((

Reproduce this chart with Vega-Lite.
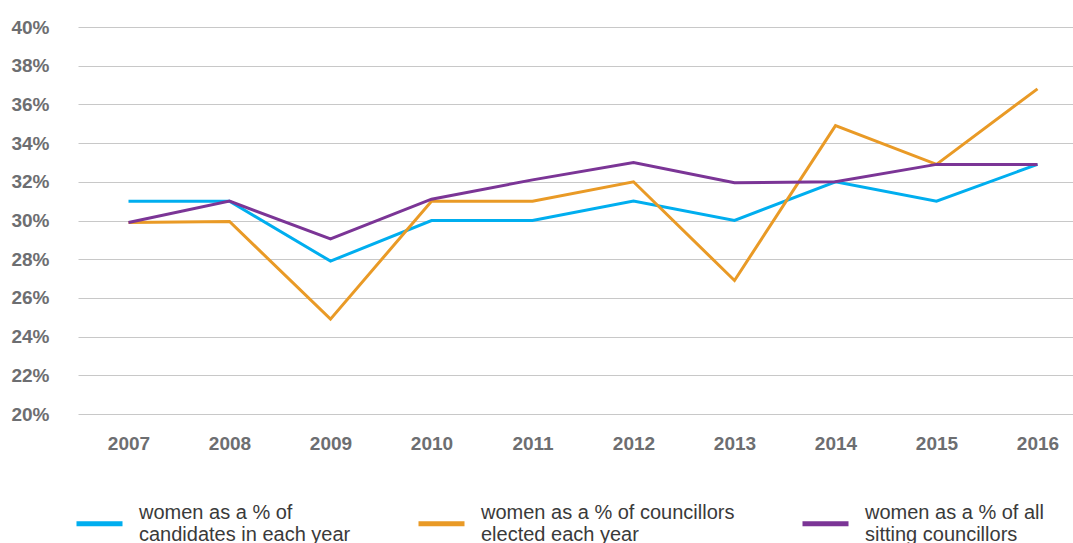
{
  "$schema": "https://vega.github.io/schema/vega-lite/v6.json",
  "autosize": "none",
  "padding": {"left": 78, "top": 27, "right": 0, "bottom": 129},
  "width": 1010,
  "height": 387,
  "background": "white",
  "config": {"view": {"stroke": null}},
  "data": {"values": [
    {"year": "2007", "series": "candidates", "value": 31.0},
    {"year": "2008", "series": "candidates", "value": 31.0},
    {"year": "2009", "series": "candidates", "value": 27.9},
    {"year": "2010", "series": "candidates", "value": 30.0},
    {"year": "2011", "series": "candidates", "value": 30.0},
    {"year": "2012", "series": "candidates", "value": 31.0},
    {"year": "2013", "series": "candidates", "value": 30.0},
    {"year": "2014", "series": "candidates", "value": 32.0},
    {"year": "2015", "series": "candidates", "value": 31.0},
    {"year": "2016", "series": "candidates", "value": 32.9},
    {"year": "2007", "series": "elected", "value": 29.9},
    {"year": "2008", "series": "elected", "value": 29.95},
    {"year": "2009", "series": "elected", "value": 24.9},
    {"year": "2010", "series": "elected", "value": 31.0},
    {"year": "2011", "series": "elected", "value": 31.0},
    {"year": "2012", "series": "elected", "value": 32.0},
    {"year": "2013", "series": "elected", "value": 26.9},
    {"year": "2014", "series": "elected", "value": 34.9},
    {"year": "2015", "series": "elected", "value": 32.9},
    {"year": "2016", "series": "elected", "value": 36.8},
    {"year": "2007", "series": "sitting", "value": 29.9},
    {"year": "2008", "series": "sitting", "value": 31.0},
    {"year": "2009", "series": "sitting", "value": 29.05},
    {"year": "2010", "series": "sitting", "value": 31.1},
    {"year": "2011", "series": "sitting", "value": 32.1},
    {"year": "2012", "series": "sitting", "value": 33.0},
    {"year": "2013", "series": "sitting", "value": 31.95},
    {"year": "2014", "series": "sitting", "value": 32.0},
    {"year": "2015", "series": "sitting", "value": 32.9},
    {"year": "2016", "series": "sitting", "value": 32.9}
  ]},
  "mark": {"type": "line", "strokeWidth": 3},
  "encoding": {
    "x": {
      "field": "year", "type": "ordinal",
      "scale": {"type": "point", "padding": 0.5},
      "axis": {
        "title": null, "labelAngle": 0, "domain": false, "ticks": false, "tickSize": 0, "grid": false,
        "labelFont": "Liberation Sans", "labelFontWeight": "bold",
        "labelFontSize": 19, "labelColor": "#6d6e71", "labelPadding": 20
      }
    },
    "y": {
      "field": "value", "type": "quantitative",
      "scale": {"domain": [20, 40], "nice": false, "zero": false},
      "axis": {
        "title": null, "values": [20,22,24,26,28,30,32,34,36,38,40],
        "labelExpr": "datum.value + '%'",
        "domain": false, "ticks": false, "tickSize": 0,
        "grid": true, "gridColor": "#c8c8c8", "gridWidth": 1,
        "labelFont": "Liberation Sans", "labelFontWeight": "bold",
        "labelFontSize": 19, "labelColor": "#6d6e71", "labelPadding": 29
      }
    },
    "color": {
      "field": "series", "type": "nominal",
      "scale": {
        "domain": ["candidates", "elected", "sitting"],
        "range": ["#00aeef", "#e99a26", "#7b3596"]
      },
      "legend": {
        "title": null, "orient": "none", "direction": "horizontal",
        "legendX": -4, "legendY": 471,
        "labelExpr": "datum.value == 'candidates' ? ['women as a % of', 'candidates in each year'] : datum.value == 'elected' ? ['women as a % of councillors', 'elected each year'] : ['women as a % of all', 'sitting councillors']",
        "symbolType": "stroke", "symbolSize": 2116, "symbolStrokeWidth": 5,
        "labelFont": "Liberation Sans", "labelFontSize": 20, "labelLineHeight": 23,
        "labelBaseline": "line-bottom",
        "labelColor": "#3a3a3a", "labelLimit": 400, "labelOffset": 14,
        "columnPadding": 57
      }
    }
  }
}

))

GIVEN PROBLEM: Write out the full listing verbatim, excluding its pictures.

ANSWER TO THE PROBLEM:
Reproduce this chart with Vega-Lite.
{
  "$schema": "https://vega.github.io/schema/vega-lite/v6.json",
  "autosize": "none",
  "padding": {"left": 78, "top": 27, "right": 0, "bottom": 129},
  "width": 1010,
  "height": 387,
  "background": "white",
  "config": {"view": {"stroke": null}},
  "data": {"values": [
    {"year": "2007", "series": "candidates", "value": 31.0},
    {"year": "2008", "series": "candidates", "value": 31.0},
    {"year": "2009", "series": "candidates", "value": 27.9},
    {"year": "2010", "series": "candidates", "value": 30.0},
    {"year": "2011", "series": "candidates", "value": 30.0},
    {"year": "2012", "series": "candidates", "value": 31.0},
    {"year": "2013", "series": "candidates", "value": 30.0},
    {"year": "2014", "series": "candidates", "value": 32.0},
    {"year": "2015", "series": "candidates", "value": 31.0},
    {"year": "2016", "series": "candidates", "value": 32.9},
    {"year": "2007", "series": "elected", "value": 29.9},
    {"year": "2008", "series": "elected", "value": 29.95},
    {"year": "2009", "series": "elected", "value": 24.9},
    {"year": "2010", "series": "elected", "value": 31.0},
    {"year": "2011", "series": "elected", "value": 31.0},
    {"year": "2012", "series": "elected", "value": 32.0},
    {"year": "2013", "series": "elected", "value": 26.9},
    {"year": "2014", "series": "elected", "value": 34.9},
    {"year": "2015", "series": "elected", "value": 32.9},
    {"year": "2016", "series": "elected", "value": 36.8},
    {"year": "2007", "series": "sitting", "value": 29.9},
    {"year": "2008", "series": "sitting", "value": 31.0},
    {"year": "2009", "series": "sitting", "value": 29.05},
    {"year": "2010", "series": "sitting", "value": 31.1},
    {"year": "2011", "series": "sitting", "value": 32.1},
    {"year": "2012", "series": "sitting", "value": 33.0},
    {"year": "2013", "series": "sitting", "value": 31.95},
    {"year": "2014", "series": "sitting", "value": 32.0},
    {"year": "2015", "series": "sitting", "value": 32.9},
    {"year": "2016", "series": "sitting", "value": 32.9}
  ]},
  "mark": {"type": "line", "strokeWidth": 3},
  "encoding": {
    "x": {
      "field": "year", "type": "ordinal",
      "scale": {"type": "point", "padding": 0.5},
      "axis": {
        "title": null, "labelAngle": 0, "domain": false, "ticks": false, "tickSize": 0, "grid": false,
        "labelFont": "Liberation Sans", "labelFontWeight": "bold",
        "labelFontSize": 19, "labelColor": "#6d6e71", "labelPadding": 20
      }
    },
    "y": {
      "field": "value", "type": "quantitative",
      "scale": {"domain": [20, 40], "nice": false, "zero": false},
      "axis": {
        "title": null, "values": [20,22,24,26,28,30,32,34,36,38,40],
        "labelExpr": "datum.value + '%'",
        "domain": false, "ticks": false, "tickSize": 0,
        "grid": true, "gridColor": "#c8c8c8", "gridWidth": 1,
        "labelFont": "Liberation Sans", "labelFontWeight": "bold",
        "labelFontSize": 19, "labelColor": "#6d6e71", "labelPadding": 29
      }
    },
    "color": {
      "field": "series", "type": "nominal",
      "scale": {
        "domain": ["candidates", "elected", "sitting"],
        "range": ["#00aeef", "#e99a26", "#7b3596"]
      },
      "legend": {
        "title": null, "orient": "none", "direction": "horizontal",
        "legendX": -4, "legendY": 471,
        "labelExpr": "datum.value == 'candidates' ? ['women as a % of', 'candidates in each year'] : datum.value == 'elected' ? ['women as a % of councillors', 'elected each year'] : ['women as a % of all', 'sitting councillors']",
        "symbolType": "stroke", "symbolSize": 2116, "symbolStrokeWidth": 5,
        "labelFont": "Liberation Sans", "labelFontSize": 20, "labelLineHeight": 23,
        "labelBaseline": "line-bottom",
        "labelColor": "#3a3a3a", "labelLimit": 400, "labelOffset": 14,
        "columnPadding": 57
      }
    }
  }
}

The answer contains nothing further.